The Washington PostDemocracy Dies in Darkness

‘American Gods’ trailer arrives with Neil Gaiman’s typical brilliant timing

NEIL GAIMAN has long had a fascination with what Americans worship.

In 2011, upon the 10th anniversary of his Hugo- and Nebula-winning novel “American Gods,” we sat at Washington’s National Press Club to talk about his updated work. Gaiman noted how the nation’s capital was littered with so many tall monuments to men — right down to, he said, the phallically towering Washington Monument piercing the sky. These structures serve, he noted, as our historical altars. 

The British author, though, was also surveying a transition. We now capture these monuments as moments in our smartphones — the devices so many people tote and refer to with almost religious fervor.

This feels like the perfect landscape for “American Gods,” as televised entertainment, to land.

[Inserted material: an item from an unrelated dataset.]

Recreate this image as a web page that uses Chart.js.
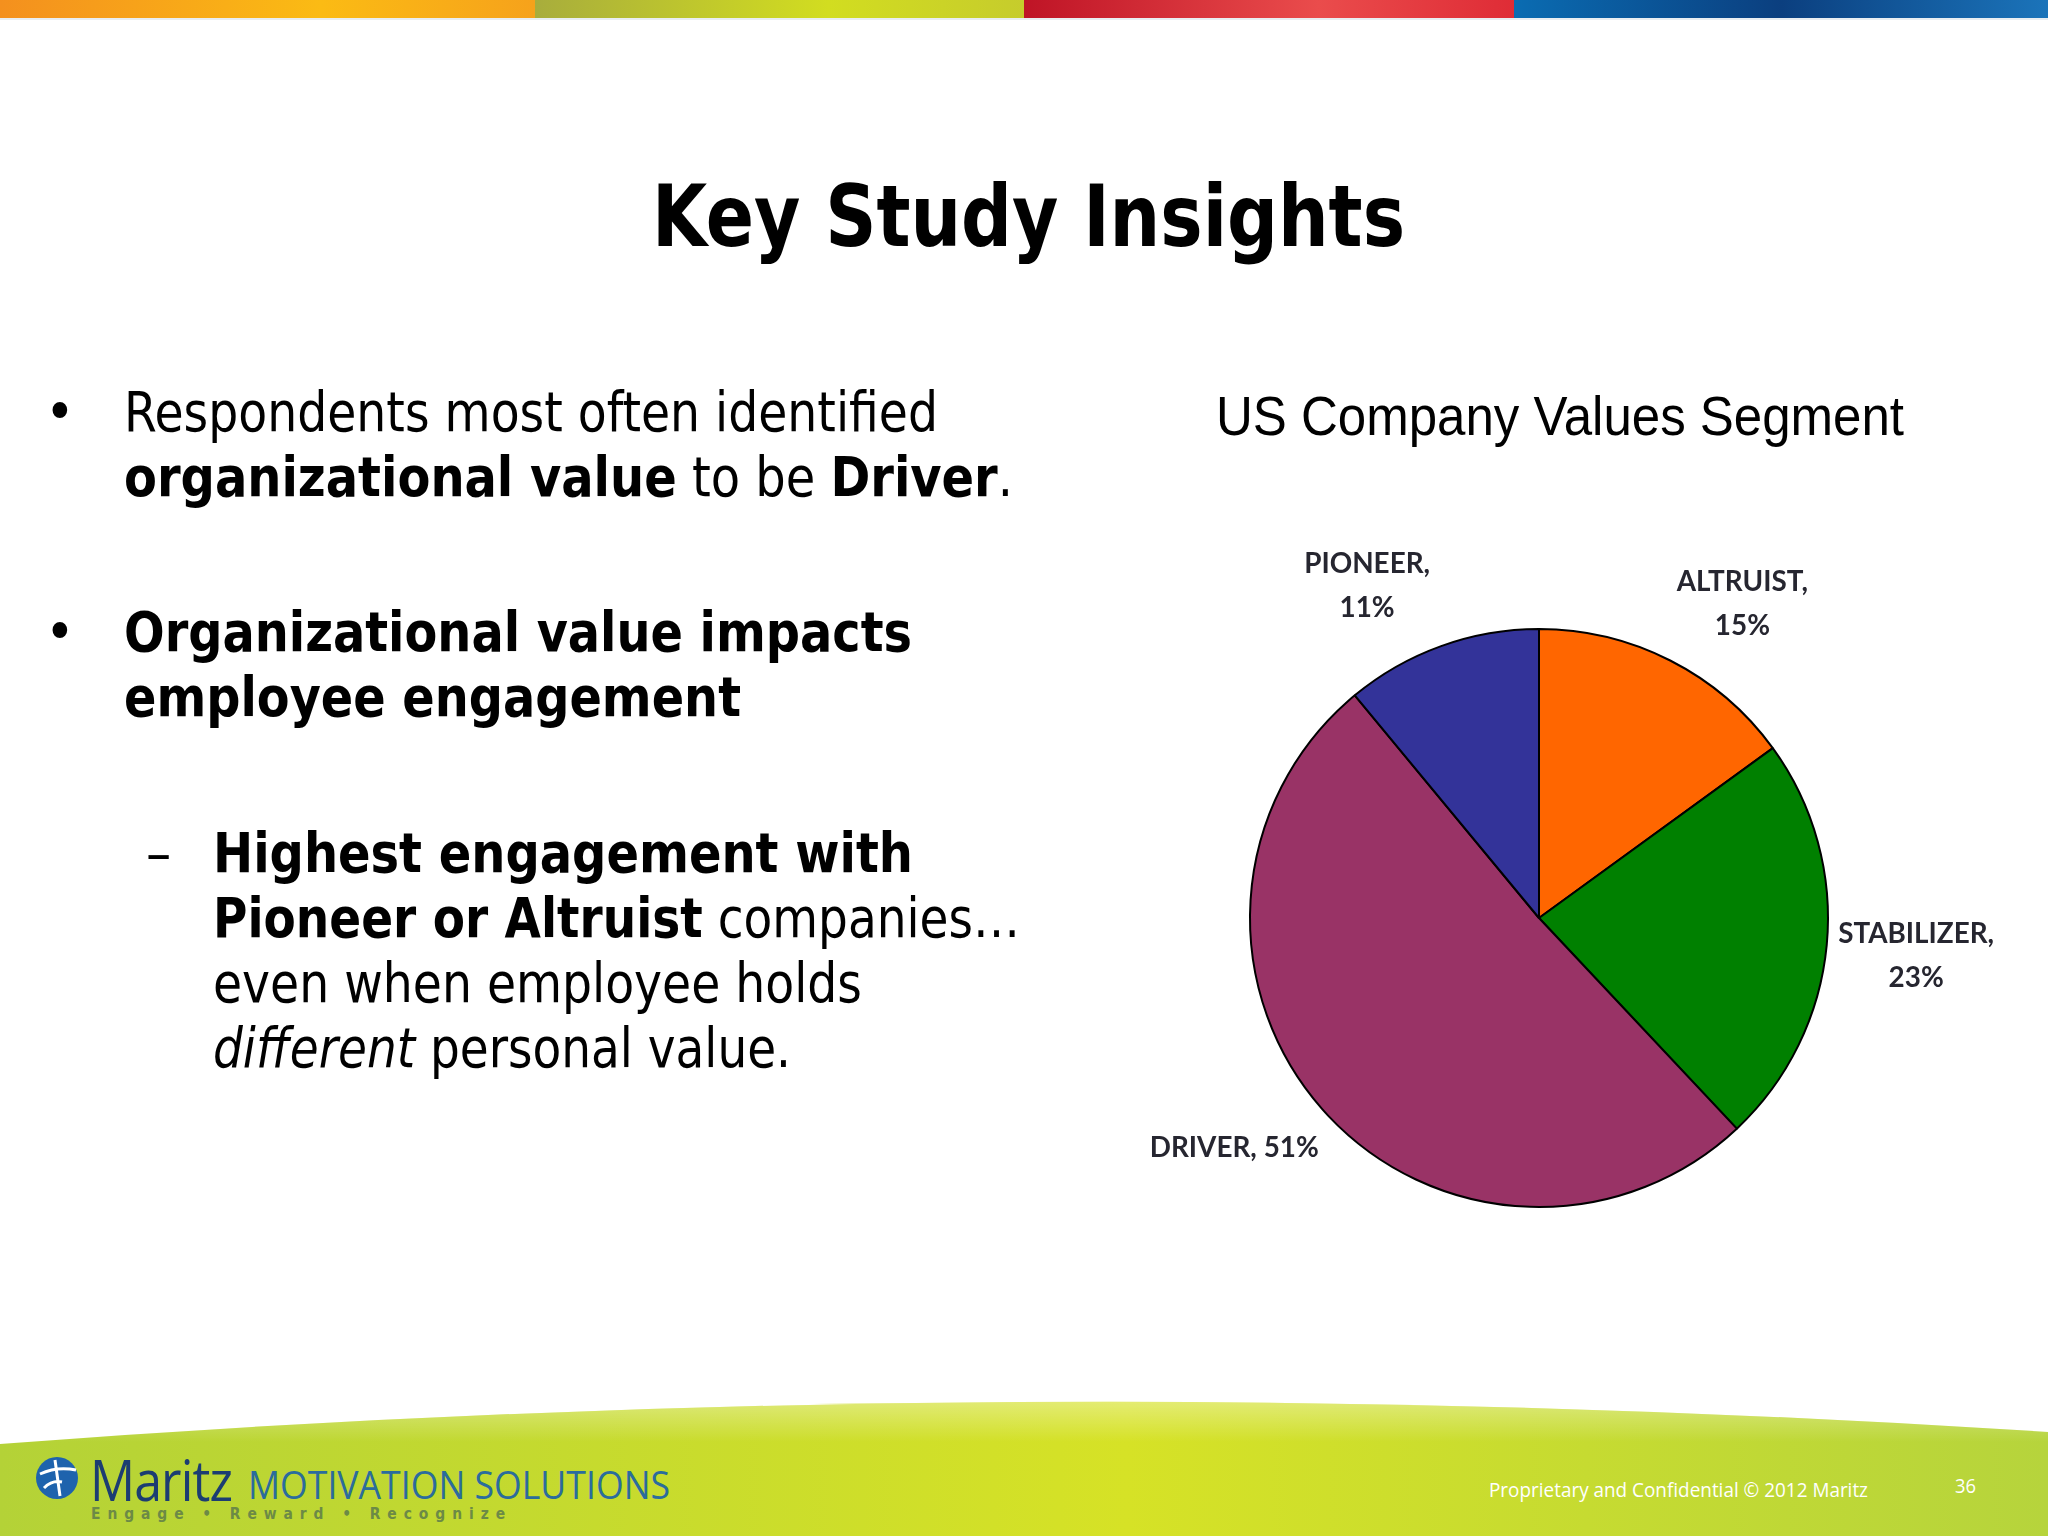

Starz has just released a trailer for “American Gods” the series, which debuts April 30. And as guided by Bryan Fuller (“Hannibal”) and Michael Green (“Logan”), it could be a brilliant blend of material and vision.

Gaiman’s fantasy novel is a tale of immigrant culture vs. society’s modern instruments. Old gods and ancient mythological creatures were brought to a new land by earlier generations. But they are fighting for relevance in a world of “bubbly new glittery gods” — physical forms that represent our obsessions with celebrity and media, as well as the Internet and other fresh technology. Their presence depends upon our belief and devotion.

In a fitting technological twist, Gaiman approved the show’s new trailer via Twitter. “I figured Twitter was going to be evanescent,” Gaiman said of the platform in 2011. Now, it feels of a piece with “American Gods” in 2017.

The new show stars Ricky Whittle as a newly released prisoner, Shadow Moon, who is soon in the employ of devilish con-man Mr. Wednesday (Ian McShane) in his battle against the new gods. The series also stars Gillian Anderson, Bruce Langley, Emily Browning and Pablo Schreiber.

After 16 years, the wait sure looks to be worth it.